Sunday 14 October 2012

More About Licenses


At the Frankfurt Book Fair a few years ago, I found myself talking to an editor from Iran. Her press was in Germany looking for materials to license, which I thought was interesting given the copyright situation in her country. Iranian composers, writers, and other artists were protected by Iranian copyright, but Iranian law offered no protection whatsoever for anything produced beyond the country's borders.


There are international treaties that protect copyright: the Berne Convention and the WIPO Copyright Treaty. There are copyright rules that govern members of the World Trade Organization. But Iran wasn't a signatory to any such treaties, was not a member of the WTO, and so was legally similar to the U.S.A. in the era of Charles Dickens. Poor Dickens. His books were enormously popular in the U.S., but American copyright law did not extend any protection to foreign writers. Every edition of every Dickens novel sold in America was a pirated edition. American pirates made their fortunes off him, but the only way the novelist found to profit from the popularity of his works was by giving an American lecture tour.

 

The only reason I knew anything about Iranian copyright law was that a few of my stories had been translated into Farsi. The translators didn't always contact me first to get permission. Instead, they would typically send me a contributor's copy of an Iranian magazine in which I had a story. I was flattered, but also a little irritated until one of them explained to me that they had the right to translate anything they pleased of mine without my permission or compensation. The fact that translators took the time to find my physical address and send me a magazine after the fact, usually at their own expense, was actually a very kind and collegial gesture. Legally, they owed me nothing.

 

Why, I asked the editor, was her company spending thousands of dollars to send her to Germany to buy reprint rights when, by Iranian law, she could just take whatever she wanted?

 

"But we have rights to sell as well," she explained. "It really doesn't matter what the laws are at home. If my company doesn't follow the rules of the rest of the world, then the world won't buy from us. We find that the best policy is to go along to get along."

In 2012, the Islamic Republic has finally indicated that it will begin to revise its copyright laws to conform to international standards.

 

 "We go along to get along." That is why, even in an era of rampant thievery, licensing will still be a model that compensates creators at least some of the time. As long as there are businesses that have intellectual content to sell --- textbook publishers, examination boards, movie studios --- there will be licensees willing to pay to include a story in a textbook, to write standardized test questions based on a story, or to make movies adapted from stories. Even if a story of mine is in wide, free distribution, someone whose business depends on their own intellectual property is going to treat my IP with respect, especially if failure to do so could jeopardize their entire operation.

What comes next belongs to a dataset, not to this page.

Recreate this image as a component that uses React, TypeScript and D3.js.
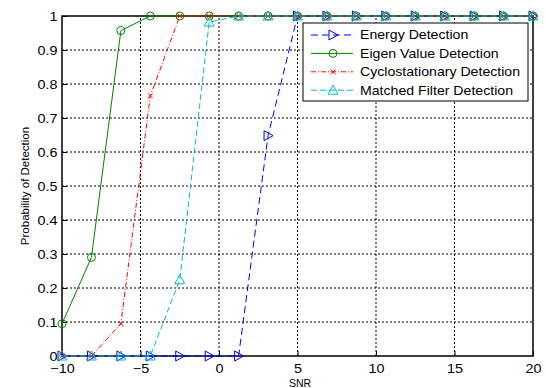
import React, { useEffect, useRef } from 'react'
import * as d3 from 'd3'

// SNR points (linspace -10..20, 17 pts)
const snr = [-10, -8.125, -6.25, -4.375, -2.5, -0.625, 1.25, 3.125, 5, 6.875, 8.75, 10.625, 12.5, 14.375, 16.25, 18.125, 20]

const energy = [0, 0, 0, 0, 0, 0, 0, 0.648, 1, 1, 1, 1, 1, 1, 1, 1, 1]
const eigen = [0.095, 0.29, 0.957, 1, 1, 1, 1, 1, 1, 1, 1, 1, 1, 1, 1, 1, 1]
const cyclo = [0, 0, 0.095, 0.765, 1, 1, 1, 1, 1, 1, 1, 1, 1, 1, 1, 1, 1]
const matched = [0, 0, 0, 0, 0.224, 0.982, 1, 1, 1, 1, 1, 1, 1, 1, 1, 1, 1]

const seriesNames = ['Energy Detection', 'Eigen Value Detection', 'Cyclostationary Detection', 'Matched Filter Detection']

const xTicks = [-10, -5, 0, 5, 10, 15, 20]
const yTicks = [0, 0.1, 0.2, 0.3, 0.4, 0.5, 0.6, 0.7, 0.8, 0.9, 1]

const W = 546
const H = 388

export default function App() {
    const ref = useRef<SVGSVGElement>(null)

    useEffect(() => {
        const svg = d3.select(ref.current)
        svg.selectAll('*').remove()

        const margin = { top: 16, right: 13, bottom: 32, left: 62 }
        const x = d3.scaleLinear().domain([-10, 20]).range([margin.left, W - margin.right])
        const y = d3.scaleLinear().domain([0, 1]).range([H - margin.bottom, margin.top])

        svg.append('rect').attr('width', W).attr('height', H).attr('fill', '#fff')

        const font = 'Arial, Liberation Sans, sans-serif'
        // the source image is a bit stretched sideways, so horizontal text gets widened
        const stretch = 1.15

        // grid
        const grid = svg.append('g').attr('stroke', '#000').attr('stroke-width', 1).attr('stroke-dasharray', '2,2')
        xTicks.slice(1, -1).forEach(t => {
            grid.append('line').attr('x1', x(t)).attr('x2', x(t)).attr('y1', y(0)).attr('y2', y(1))
        })
        yTicks.slice(1, -1).forEach(t => {
            grid.append('line').attr('x1', x(-10)).attr('x2', x(20)).attr('y1', y(t)).attr('y2', y(t))
        })

        // axes
        svg.append('g')
            .attr('transform', `translate(0,${y(0)})`)
            .call(d3.axisBottom(x).tickValues(xTicks).tickSize(-5).tickPadding(8).tickFormat(d3.format('d')))
            .call(g => g.select('.domain').remove())
            .call(g => g.selectAll('text').attr('font-family', font).attr('font-size', 12.5).attr('fill', '#000')
                .attr('transform', `scale(${stretch},1)`))
        svg.append('g')
            .attr('transform', `translate(${x(-10)},0)`)
            .call(d3.axisLeft(y).tickValues(yTicks).tickSize(-5).tickPadding(4).tickFormat(d => String(+d)))
            .call(g => g.select('.domain').remove())
            .call(g => g.selectAll('text').attr('font-family', font).attr('font-size', 12.5).attr('fill', '#000')
                .attr('transform', `scale(${stretch},1)`))

        svg.append('rect')
            .attr('x', x(-10)).attr('y', y(1))
            .attr('width', x(20) - x(-10)).attr('height', y(0) - y(1))
            .attr('fill', 'none').attr('stroke', '#000').attr('stroke-width', 1.5)

        // series
        const series = [
            { name: seriesNames[0], values: energy, color: '#0000ff', dash: '7,4', marker: 'right' },
            { name: seriesNames[1], values: eigen, color: '#008000', dash: null, marker: 'circle' },
            { name: seriesNames[2], values: cyclo, color: '#ff0000', dash: '5,2,1,2', marker: 'x' },
            { name: seriesNames[3], values: matched, color: '#00bfbf', dash: '6,3', marker: 'up' },
        ]

        const drawMarker = (g: any, type: string, cx: number, cy: number, color: string) => {
            if (type === 'circle') {
                g.append('circle').attr('cx', cx).attr('cy', cy).attr('r', 4)
                    .attr('fill', 'none').attr('stroke', color).attr('stroke-width', 1)
            } else if (type === 'right') {
                g.append('path').attr('d', `M${cx - 4},${cy - 5}L${cx + 5},${cy}L${cx - 4},${cy + 5}Z`)
                    .attr('fill', 'none').attr('stroke', color).attr('stroke-width', 1)
            } else if (type === 'up') {
                g.append('path').attr('d', `M${cx},${cy - 5}L${cx + 5},${cy + 4}L${cx - 5},${cy + 4}Z`)
                    .attr('fill', 'none').attr('stroke', color).attr('stroke-width', 1)
            } else {
                g.append('path').attr('d', `M${cx - 2.5},${cy - 2.5}L${cx + 2.5},${cy + 2.5}M${cx - 2.5},${cy + 2.5}L${cx + 2.5},${cy - 2.5}`)
                    .attr('fill', 'none').attr('stroke', color).attr('stroke-width', 1)
            }
        }

        const line = d3.line<number>().x((d, i) => x(snr[i])).y(d => y(d))

        series.forEach(s => {
            const g = svg.append('g')
            g.append('path').attr('d', line(s.values))
                .attr('fill', 'none').attr('stroke', s.color).attr('stroke-width', 1)
                .attr('stroke-dasharray', s.dash)
            s.values.forEach((v, i) => drawMarker(g, s.marker, x(snr[i]), y(v), s.color))
        })

        // legend
        const lg = svg.append('g')
        lg.append('rect').attr('x', 303).attr('y', 23).attr('width', 225).attr('height', 78)
            .attr('fill', '#fff').attr('stroke', '#000').attr('stroke-width', 1)
        series.forEach((s, i) => {
            const ly = 35 + i * 18.4
            lg.append('line').attr('x1', 311).attr('x2', 353).attr('y1', ly).attr('y2', ly)
                .attr('stroke', s.color).attr('stroke-width', 1).attr('stroke-dasharray', s.dash)
            drawMarker(lg, s.marker, 333, ly, s.color)
            lg.append('text').attr('transform', `translate(360,${ly}) scale(1.13,1)`).attr('dy', '0.35em')
                .attr('font-family', font).attr('font-size', 12.5).text(s.name)
        })

        // labels
        svg.append('text').attr('x', 300).attr('y', 387)
            .attr('text-anchor', 'middle').attr('font-family', font).attr('font-size', 10.5).text('SNR')
        svg.append('text').attr('transform', `translate(29,${(y(0) + y(1)) / 2}) rotate(-90)`)
            .attr('text-anchor', 'middle').attr('font-family', font).attr('font-size', 11.5).text('Probability of Detection')
    }, [])

    return (
        <svg ref={ref} width={W} height={H} style={{ position: 'absolute', left: 0, top: 0 }} />
    )
}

In film, for instance, the option to re-tell a writer's story is one of the cheapest expenditures. Why put the the entire expensive film at risk by avoiding a comparatively minor payment?


So although I have pretty much given up on licensing my work to large publishers, I haven't given up on licensing my work to specialized markets or creators in other media. That's one continuing trickle in my revenue stream. Unfortunately, it's a rather fickle trickle. It's a waste of time to seek out textbook writers, exam writers, or movie makers with my back list. Generally, they have to find me. So while selling such licenses has sometimes made a big difference in what sort of a year I've had financially, I can't really include such sales in a strategy for how I'm going to continue to earn my keep.